In order to avoid lots of experimentations and producing a pool of datasets for the optimization of ANN model, is to develop analytical or numerical simulations. The results of analytical simulations can be used to train the ANN models. Koeppe, et al. (2018) proposed a methodology that combined the experiments, Finite Element (FE) simulations and ANN. Initially, the experimental analyses the FE-simulations were conducted to validate FE-simulations. Followed on, 85 simulational analyses were carried out using various parametric combinations such as load, displacement, strut radius and cell scale (input), while the maximum Von-Mises and principal stresses were categorized as outputs. After training conducted for ANN model, a close correlation for the loading history was found between an ANN estimations and FEM simulations [84].

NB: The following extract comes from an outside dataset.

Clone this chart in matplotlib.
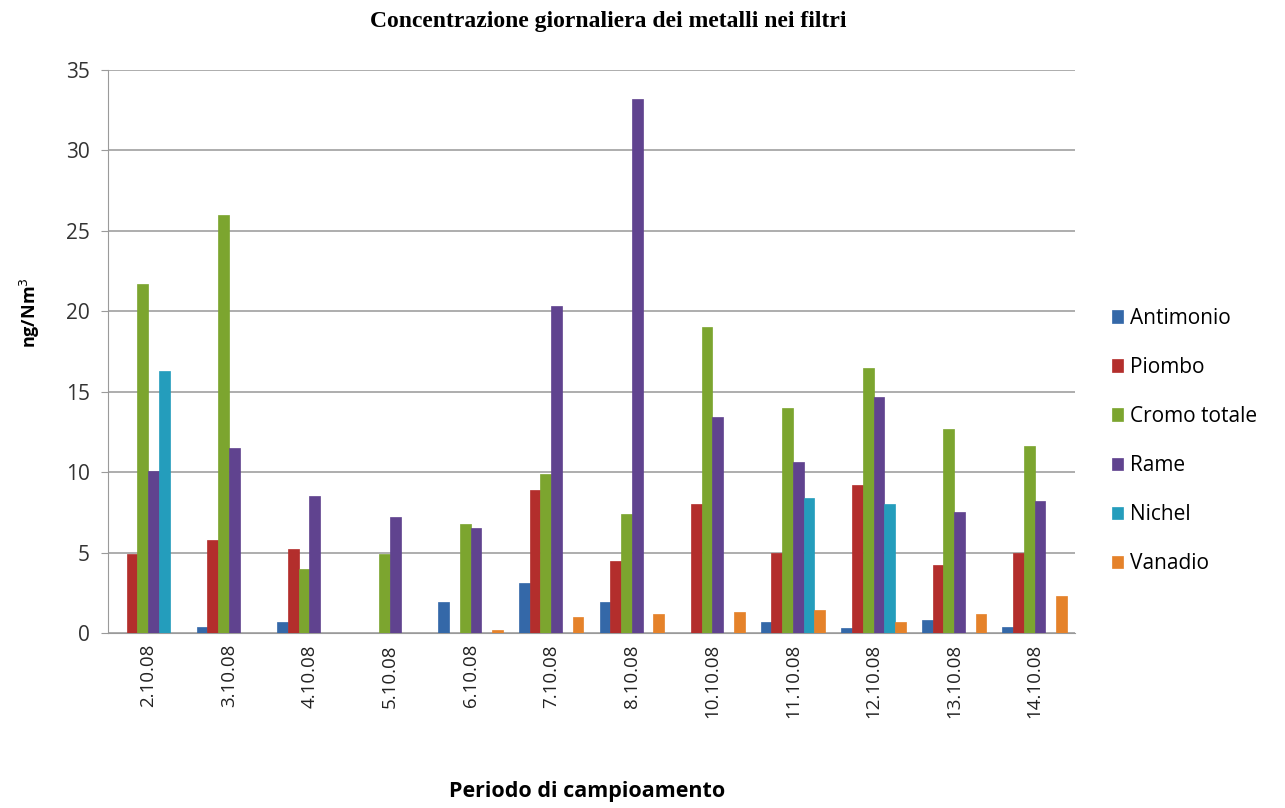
import matplotlib.pyplot as plt
import numpy as np

# Sampling days and metal concentrations (ng/Nm3)
dates = ["2.10.08", "3.10.08", "4.10.08", "5.10.08", "6.10.08", "7.10.08",
         "8.10.08", "10.10.08", "11.10.08", "12.10.08", "13.10.08", "14.10.08"]
antimonio = [0.0, 0.4, 0.7, 0.0, 1.9, 3.1, 1.9, 0.0, 0.7, 0.3, 0.8, 0.4]
piombo = [4.9, 5.8, 5.2, 0.0, 0.0, 8.9, 4.5, 8.0, 5.0, 9.2, 4.2, 5.0]
cromo = [21.7, 26.0, 4.0, 4.9, 6.8, 9.9, 7.4, 19.0, 14.0, 16.5, 12.7, 11.6]
rame = [10.1, 11.5, 8.5, 7.2, 6.5, 20.3, 33.2, 13.4, 10.6, 14.7, 7.5, 8.2]
nichel = [16.3, 0.0, 0.0, 0.0, 0.0, 0.0, 0.0, 0.0, 8.4, 8.0, 0.0, 0.0]
vanadio = [0.0, 0.0, 0.0, 0.0, 0.2, 1.0, 1.2, 1.3, 1.4, 0.7, 1.2, 2.3]

series = [("Antimonio", antimonio, "#3468a8"),
          ("Piombo", piombo, "#b32e2c"),
          ("Cromo totale", cromo, "#7ca52f"),
          ("Rame", rame, "#60438f"),
          ("Nichel", nichel, "#249dbc"),
          ("Vanadio", vanadio, "#e5822a")]

fig = plt.figure(figsize=(12.85, 8.08), dpi=100)
ax = fig.add_axes([0.084, 0.2166, 0.7526, 0.6968])

x = np.arange(len(dates))
w = 1 / 7.5
for i, (name, vals, col) in enumerate(series):
    ax.bar(x + (i - 2.5) * w, vals, width=w, color=col, label=name,
           edgecolor=col, linewidth=0.5, zorder=3)

ax.set_xlim(-0.5, len(dates) - 0.5)
ax.set_ylim(0, 35)
ax.set_yticks(range(0, 36, 5))
ax.yaxis.grid(True, color="#a0a0a0", linewidth=1.2, zorder=0)
for s in ["top", "right"]:
    ax.spines[s].set_visible(False)
ax.spines["left"].set_color("#9a9a9a")
ax.spines["bottom"].set_color("#9a9a9a")
ax.tick_params(axis="y", colors="#9a9a9a", labelcolor="#333333",
               labelsize=15, length=5, pad=8)
ax.tick_params(axis="x", length=0, pad=8, labelsize=13.5, labelcolor="#222222")
ax.set_xticks(x)
ax.set_xticklabels(dates, rotation=90, family="Open Sans")
for lbl in ax.get_yticklabels():
    lbl.set_family("Open Sans")

ax.set_ylabel("ng/Nm$^3$", fontsize=13, fontweight="bold", family="Open Sans")
ax.yaxis.set_label_coords(-0.068, 0.57)
fig.text(0.457, 0.02, "Periodo di campioamento", ha="center", va="center",
         fontsize=15.5, fontweight="bold", family="Open Sans")
fig.text(0.473, 0.973, "Concentrazione giornaliera dei metalli nei filtri",
         ha="center", va="center", fontsize=17, fontweight="bold",
         family="Liberation Serif")

ax.legend(loc="center left", bbox_to_anchor=(0.857, 0.454),
          bbox_transform=fig.transFigure, frameon=False,
          prop={"family": "Open Sans", "size": 15},
          handlelength=0.55, handleheight=0.55, handletextpad=0.35,
          labelspacing=1.35, borderpad=0)

fig.savefig("out.png", dpi=100, facecolor="white")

This paper provides a comprehensive overview of the applications of ANN in various fields of life. Various researches have been carried, which proved the robustness and trustworthiness of ANN as potential candidate to estimate output on the basis of given inputs. The scope of this work covers many variants of ANNs in different scenarios including: Resource management and allocation, scheduling for maintenance and repairing, quality control and process planning, database control and supervision, robotics, simulations and machine vision, and manufacturing operations. However, the behavior of output strongly depends on the data provided to ANN for its training (input) and the number of neurons required in each layer (input-hidden-output). On the basis of the above fact, the problems encountered in ANN and their solutions are provided in current study. However, there are still more studies and investigations to be done to improve the application of ANN and to achieve the numerous benefits.